■ TASK STATEMENT
Images are not part of the copy; write out the rest of the data exactly as given.

■ MATERIAL
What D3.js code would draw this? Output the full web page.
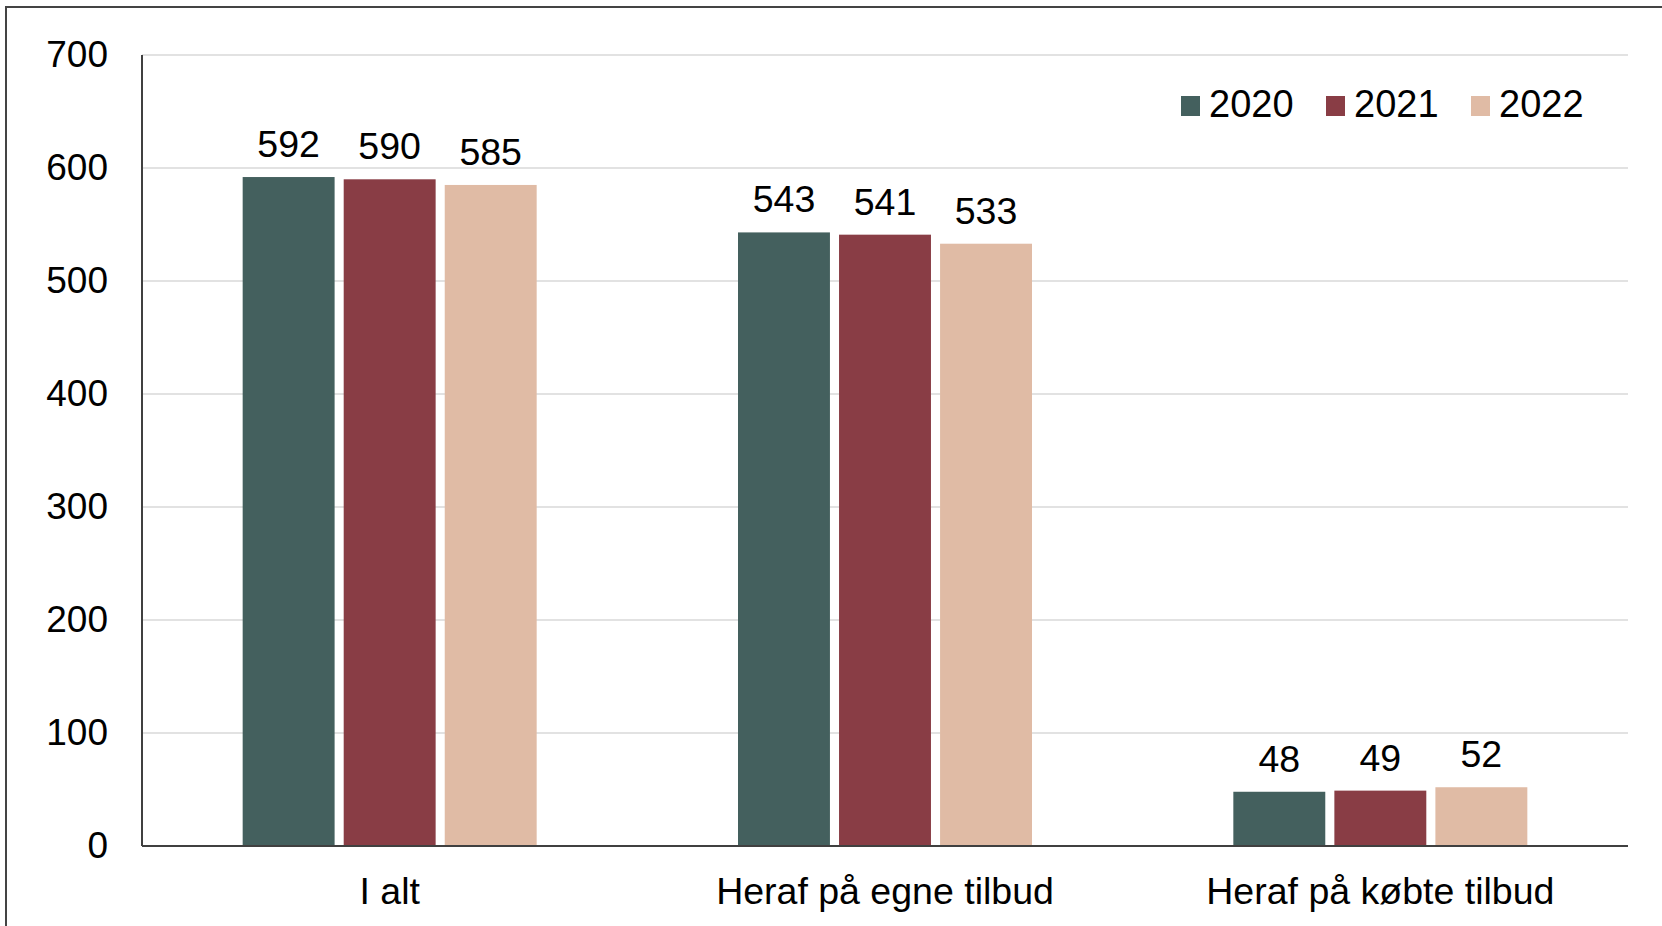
<!DOCTYPE html>
<html>
<head>
<meta charset="utf-8">
<style>
body { margin: 0; background: #fff; }
svg { font-family: "Liberation Sans", Arial, sans-serif; }
.grid line { stroke: #d9d9d9; stroke-width: 1.5px; }
.axis path, .axis line { display: none; }
</style>
</head>
<body>
<svg width="1662" height="926"></svg>
<script src="https://cdn.jsdelivr.net/npm/d3@7"></script>
<script>
var categories = ["I alt", "Heraf på egne tilbud", "Heraf på købte tilbud"];
var years = ["2020", "2021", "2022"];
var values2020 = [592, 543, 48];
var values2021 = [590, 541, 49];
var values2022 = [585, 533, 52];
var yTicks = [0, 100, 200, 300, 400, 500, 600, 700];
var colors = ["#44605e", "#893d45", "#e0bba5"];

var series = [values2020, values2021, values2022];

var svg = d3.select("svg"),
    margin = {top: 55, right: 34, bottom: 80, left: 142},
    width = +svg.attr("width") - margin.left - margin.right,
    height = +svg.attr("height") - margin.top - margin.bottom;

// outer frame
svg.append("rect")
    .attr("x", 6).attr("y", 7)
    .attr("width", 1680).attr("height", 960)
    .attr("fill", "none")
    .attr("stroke", "#444")
    .attr("stroke-width", 2);

var g = svg.append("g").attr("transform", "translate(" + margin.left + "," + margin.top + ")");

var x0 = d3.scaleBand().domain(categories).range([0, width]);
var x1 = d3.scaleBand().domain(years).range([0, 294]).paddingInner(0.09);
var y = d3.scaleLinear().domain([0, 700]).range([height, 0]);

g.append("g")
    .attr("class", "grid")
  .selectAll("line")
  .data(yTicks.filter(function(d) { return d > 0; }))
  .enter().append("line")
    .attr("x1", 0).attr("x2", width)
    .attr("y1", function(d) { return y(d); })
    .attr("y2", function(d) { return y(d); });

var yAxis = g.append("g")
    .attr("class", "axis")
    .call(d3.axisLeft(y).tickValues(yTicks).tickSize(0).tickPadding(34));
yAxis.selectAll("text")
    .attr("font-size", 37)
    .attr("font-family", "Liberation Sans, Arial, sans-serif")
    .attr("fill", "#000");

var groups = g.selectAll(".cat")
  .data(categories)
  .enter().append("g")
    .attr("class", "cat")
    .attr("transform", function(d) { return "translate(" + (x0(d) + (x0.bandwidth() - 294) / 2) + ",0)"; });

groups.selectAll("rect")
  .data(function(d, i) { return years.map(function(yr, j) { return {year: yr, value: series[j][i], j: j}; }); })
  .enter().append("rect")
    .attr("x", function(d) { return x1(d.year); })
    .attr("width", x1.bandwidth())
    .attr("y", function(d) { return y(d.value); })
    .attr("height", function(d) { return height - y(d.value); })
    .attr("fill", function(d) { return colors[d.j]; });

groups.selectAll("text.val")
  .data(function(d, i) { return years.map(function(yr, j) { return {year: yr, value: series[j][i]}; }); })
  .enter().append("text")
    .attr("class", "val")
    .attr("x", function(d) { return x1(d.year) + x1.bandwidth() / 2; })
    .attr("y", function(d) { return y(d.value) - 20; })
    .attr("text-anchor", "middle")
    .attr("font-size", 37.5)
    .text(function(d) { return d.value; });

// axis lines
g.append("line")
    .attr("x1", 0).attr("x2", 0)
    .attr("y1", 0).attr("y2", height)
    .attr("stroke", "#404040").attr("stroke-width", 2);
g.append("line")
    .attr("x1", 0).attr("x2", width)
    .attr("y1", height).attr("y2", height)
    .attr("stroke", "#404040").attr("stroke-width", 2);

// category labels
g.selectAll("text.cat-label")
  .data(categories)
  .enter().append("text")
    .attr("class", "cat-label")
    .attr("x", function(d) { return x0(d) + x0.bandwidth() / 2; })
    .attr("y", height + 58)
    .attr("text-anchor", "middle")
    .attr("font-size", 37.5)
    .text(function(d) { return d; });

// legend
var legendX = [1181, 1326, 1471];
var legend = svg.append("g").selectAll("g")
  .data(years)
  .enter().append("g")
    .attr("transform", function(d, i) { return "translate(" + legendX[i] + ",96)"; });
legend.append("rect")
    .attr("width", 19).attr("height", 20)
    .attr("fill", function(d, i) { return colors[i]; });
legend.append("text")
    .attr("x", 28).attr("y", 21)
    .attr("font-size", 38)
    .text(function(d) { return d; });
</script>
</body>
</html>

■ FULL SOLUTION
What D3.js code would draw this? Output the full web page.
<!DOCTYPE html>
<html>
<head>
<meta charset="utf-8">
<style>
body { margin: 0; background: #fff; }
svg { font-family: "Liberation Sans", Arial, sans-serif; }
.grid line { stroke: #d9d9d9; stroke-width: 1.5px; }
.axis path, .axis line { display: none; }
</style>
</head>
<body>
<svg width="1662" height="926"></svg>
<script src="https://cdn.jsdelivr.net/npm/d3@7"></script>
<script>
var categories = ["I alt", "Heraf på egne tilbud", "Heraf på købte tilbud"];
var years = ["2020", "2021", "2022"];
var values2020 = [592, 543, 48];
var values2021 = [590, 541, 49];
var values2022 = [585, 533, 52];
var yTicks = [0, 100, 200, 300, 400, 500, 600, 700];
var colors = ["#44605e", "#893d45", "#e0bba5"];

var series = [values2020, values2021, values2022];

var svg = d3.select("svg"),
    margin = {top: 55, right: 34, bottom: 80, left: 142},
    width = +svg.attr("width") - margin.left - margin.right,
    height = +svg.attr("height") - margin.top - margin.bottom;

// outer frame
svg.append("rect")
    .attr("x", 6).attr("y", 7)
    .attr("width", 1680).attr("height", 960)
    .attr("fill", "none")
    .attr("stroke", "#444")
    .attr("stroke-width", 2);

var g = svg.append("g").attr("transform", "translate(" + margin.left + "," + margin.top + ")");

var x0 = d3.scaleBand().domain(categories).range([0, width]);
var x1 = d3.scaleBand().domain(years).range([0, 294]).paddingInner(0.09);
var y = d3.scaleLinear().domain([0, 700]).range([height, 0]);

g.append("g")
    .attr("class", "grid")
  .selectAll("line")
  .data(yTicks.filter(function(d) { return d > 0; }))
  .enter().append("line")
    .attr("x1", 0).attr("x2", width)
    .attr("y1", function(d) { return y(d); })
    .attr("y2", function(d) { return y(d); });

var yAxis = g.append("g")
    .attr("class", "axis")
    .call(d3.axisLeft(y).tickValues(yTicks).tickSize(0).tickPadding(34));
yAxis.selectAll("text")
    .attr("font-size", 37)
    .attr("font-family", "Liberation Sans, Arial, sans-serif")
    .attr("fill", "#000");

var groups = g.selectAll(".cat")
  .data(categories)
  .enter().append("g")
    .attr("class", "cat")
    .attr("transform", function(d) { return "translate(" + (x0(d) + (x0.bandwidth() - 294) / 2) + ",0)"; });

groups.selectAll("rect")
  .data(function(d, i) { return years.map(function(yr, j) { return {year: yr, value: series[j][i], j: j}; }); })
  .enter().append("rect")
    .attr("x", function(d) { return x1(d.year); })
    .attr("width", x1.bandwidth())
    .attr("y", function(d) { return y(d.value); })
    .attr("height", function(d) { return height - y(d.value); })
    .attr("fill", function(d) { return colors[d.j]; });

groups.selectAll("text.val")
  .data(function(d, i) { return years.map(function(yr, j) { return {year: yr, value: series[j][i]}; }); })
  .enter().append("text")
    .attr("class", "val")
    .attr("x", function(d) { return x1(d.year) + x1.bandwidth() / 2; })
    .attr("y", function(d) { return y(d.value) - 20; })
    .attr("text-anchor", "middle")
    .attr("font-size", 37.5)
    .text(function(d) { return d.value; });

// axis lines
g.append("line")
    .attr("x1", 0).attr("x2", 0)
    .attr("y1", 0).attr("y2", height)
    .attr("stroke", "#404040").attr("stroke-width", 2);
g.append("line")
    .attr("x1", 0).attr("x2", width)
    .attr("y1", height).attr("y2", height)
    .attr("stroke", "#404040").attr("stroke-width", 2);

// category labels
g.selectAll("text.cat-label")
  .data(categories)
  .enter().append("text")
    .attr("class", "cat-label")
    .attr("x", function(d) { return x0(d) + x0.bandwidth() / 2; })
    .attr("y", height + 58)
    .attr("text-anchor", "middle")
    .attr("font-size", 37.5)
    .text(function(d) { return d; });

// legend
var legendX = [1181, 1326, 1471];
var legend = svg.append("g").selectAll("g")
  .data(years)
  .enter().append("g")
    .attr("transform", function(d, i) { return "translate(" + legendX[i] + ",96)"; });
legend.append("rect")
    .attr("width", 19).attr("height", 20)
    .attr("fill", function(d, i) { return colors[i]; });
legend.append("text")
    .attr("x", 28).attr("y", 21)
    .attr("font-size", 38)
    .text(function(d) { return d; });
</script>
</body>
</html>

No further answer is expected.